Et puis, marchant – pressant le pas pour éviter d’être piégé par le couvre-feu –, je tombe sur cette affiche, au panneau « liberté d’expression », devant un lycée.
Je ne sais pas si on est avant une bascule, mais il est sûr qu’on se trouve au-dedans de quelque chose qui a basculé.
Si la situation est pré-révolutionnaire, je ne sais pas ; je marchais seulement, pressé ; et je sais que je me suis arrêté devant l’affiche, que je l’ai regardé sans savoir d’abord si ce n’était pas par dérision qu’on l’avait placé là ; la dérision, syntaxe totale de l’époque. Mais non, je ne crois pas.

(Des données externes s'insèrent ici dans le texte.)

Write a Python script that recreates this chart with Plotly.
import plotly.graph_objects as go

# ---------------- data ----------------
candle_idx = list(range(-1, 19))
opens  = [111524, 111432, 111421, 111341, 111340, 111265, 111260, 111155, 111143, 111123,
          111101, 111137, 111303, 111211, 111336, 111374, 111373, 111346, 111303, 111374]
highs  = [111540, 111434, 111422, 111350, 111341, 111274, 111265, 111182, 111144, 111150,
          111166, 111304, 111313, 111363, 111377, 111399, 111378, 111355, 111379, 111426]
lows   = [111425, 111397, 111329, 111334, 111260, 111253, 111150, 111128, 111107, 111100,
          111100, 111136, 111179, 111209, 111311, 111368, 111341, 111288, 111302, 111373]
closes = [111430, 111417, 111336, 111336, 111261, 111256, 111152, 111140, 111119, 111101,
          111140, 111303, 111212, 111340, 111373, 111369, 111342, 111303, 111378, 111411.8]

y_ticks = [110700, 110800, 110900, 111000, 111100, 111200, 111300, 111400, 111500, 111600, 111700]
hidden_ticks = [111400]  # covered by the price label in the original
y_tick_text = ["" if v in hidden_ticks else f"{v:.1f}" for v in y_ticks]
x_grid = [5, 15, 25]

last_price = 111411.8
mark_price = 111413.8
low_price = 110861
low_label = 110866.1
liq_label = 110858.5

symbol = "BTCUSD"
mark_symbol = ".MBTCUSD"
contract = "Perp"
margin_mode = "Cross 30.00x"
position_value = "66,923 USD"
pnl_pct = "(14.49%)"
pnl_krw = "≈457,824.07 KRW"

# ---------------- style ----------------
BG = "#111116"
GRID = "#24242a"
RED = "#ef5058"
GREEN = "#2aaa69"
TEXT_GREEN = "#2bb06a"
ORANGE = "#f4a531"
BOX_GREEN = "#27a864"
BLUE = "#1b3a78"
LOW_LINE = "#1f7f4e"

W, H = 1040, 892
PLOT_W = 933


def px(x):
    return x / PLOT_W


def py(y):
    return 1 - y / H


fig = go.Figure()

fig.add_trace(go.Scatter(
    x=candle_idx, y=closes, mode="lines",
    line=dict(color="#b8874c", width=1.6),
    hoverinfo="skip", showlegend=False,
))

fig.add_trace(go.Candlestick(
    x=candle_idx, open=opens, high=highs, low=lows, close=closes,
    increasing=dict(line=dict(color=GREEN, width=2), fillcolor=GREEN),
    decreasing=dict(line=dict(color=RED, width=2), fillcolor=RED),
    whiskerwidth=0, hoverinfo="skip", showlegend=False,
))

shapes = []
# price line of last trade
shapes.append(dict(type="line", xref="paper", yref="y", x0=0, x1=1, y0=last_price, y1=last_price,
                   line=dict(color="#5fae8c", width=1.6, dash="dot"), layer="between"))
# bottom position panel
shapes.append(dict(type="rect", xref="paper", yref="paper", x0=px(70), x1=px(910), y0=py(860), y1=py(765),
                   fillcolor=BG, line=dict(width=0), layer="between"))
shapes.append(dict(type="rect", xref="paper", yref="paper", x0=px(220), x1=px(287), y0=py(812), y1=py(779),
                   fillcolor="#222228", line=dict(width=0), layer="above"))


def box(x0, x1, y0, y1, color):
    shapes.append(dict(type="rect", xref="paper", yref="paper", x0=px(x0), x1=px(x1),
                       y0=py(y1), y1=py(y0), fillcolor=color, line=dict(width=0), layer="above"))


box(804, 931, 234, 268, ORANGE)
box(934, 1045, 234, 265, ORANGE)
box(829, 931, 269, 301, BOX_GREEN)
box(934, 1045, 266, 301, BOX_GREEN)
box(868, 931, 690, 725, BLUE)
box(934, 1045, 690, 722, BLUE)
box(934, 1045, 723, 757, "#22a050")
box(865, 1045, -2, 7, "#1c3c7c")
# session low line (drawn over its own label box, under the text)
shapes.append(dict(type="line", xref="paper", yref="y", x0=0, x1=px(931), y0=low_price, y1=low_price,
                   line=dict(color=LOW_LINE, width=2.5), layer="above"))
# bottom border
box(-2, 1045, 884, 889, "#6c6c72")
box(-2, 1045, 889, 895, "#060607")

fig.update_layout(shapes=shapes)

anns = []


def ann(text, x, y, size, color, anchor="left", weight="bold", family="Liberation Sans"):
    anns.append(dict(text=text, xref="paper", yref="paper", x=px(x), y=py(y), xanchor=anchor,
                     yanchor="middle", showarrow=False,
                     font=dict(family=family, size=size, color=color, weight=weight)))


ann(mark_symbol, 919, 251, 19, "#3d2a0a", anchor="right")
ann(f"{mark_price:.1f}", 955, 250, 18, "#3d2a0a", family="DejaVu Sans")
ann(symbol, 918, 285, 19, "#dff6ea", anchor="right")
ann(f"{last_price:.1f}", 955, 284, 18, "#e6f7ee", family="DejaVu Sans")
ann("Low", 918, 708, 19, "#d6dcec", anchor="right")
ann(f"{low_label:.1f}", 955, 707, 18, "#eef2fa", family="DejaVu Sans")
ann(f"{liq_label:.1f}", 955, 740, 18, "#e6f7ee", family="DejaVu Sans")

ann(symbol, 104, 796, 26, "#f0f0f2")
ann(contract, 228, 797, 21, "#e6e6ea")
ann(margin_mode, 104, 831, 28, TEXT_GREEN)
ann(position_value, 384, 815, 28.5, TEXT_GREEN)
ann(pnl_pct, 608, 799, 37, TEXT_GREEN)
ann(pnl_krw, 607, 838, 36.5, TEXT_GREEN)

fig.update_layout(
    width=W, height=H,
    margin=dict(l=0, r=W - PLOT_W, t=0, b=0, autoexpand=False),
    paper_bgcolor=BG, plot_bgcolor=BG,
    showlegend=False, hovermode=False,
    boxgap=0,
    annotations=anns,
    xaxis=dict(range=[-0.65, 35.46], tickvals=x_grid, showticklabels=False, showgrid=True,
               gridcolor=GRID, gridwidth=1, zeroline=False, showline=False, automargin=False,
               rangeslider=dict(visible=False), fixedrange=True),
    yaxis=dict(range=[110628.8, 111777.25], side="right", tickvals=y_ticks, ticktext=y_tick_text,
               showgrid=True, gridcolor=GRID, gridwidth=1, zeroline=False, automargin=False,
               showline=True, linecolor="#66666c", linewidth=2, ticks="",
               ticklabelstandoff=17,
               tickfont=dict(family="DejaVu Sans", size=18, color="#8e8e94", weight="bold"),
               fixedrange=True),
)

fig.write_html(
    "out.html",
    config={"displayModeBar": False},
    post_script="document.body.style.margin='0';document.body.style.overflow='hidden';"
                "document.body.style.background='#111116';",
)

Des types sont venus jusqu’ici, ont tendu à bout de bras l’affiche, et son repartis ; ils en ont peut-être profité pour griffonner une ou deux insultes qu’ils n’avaient pas eu le temps d’imprimer, ou parce qu’on n’en est pas encore là, qu’imprimer les insultes est une autre étape. Puis, ils sont repartis.
L’affiche est arrachée, comme elles le sont toutes, quelles qu’elles soient. Le geste en soi ne dit même pas le sursaut.
J’ai pris la photo pour dater le jour, et je suis rentré rapidement, pensant : contre la laideur du monde, il faudra intérieurement s’armer des forces qu’il faudra pour tenter de faire face, et pas seulement trouver refuge dans nos grottes intimes.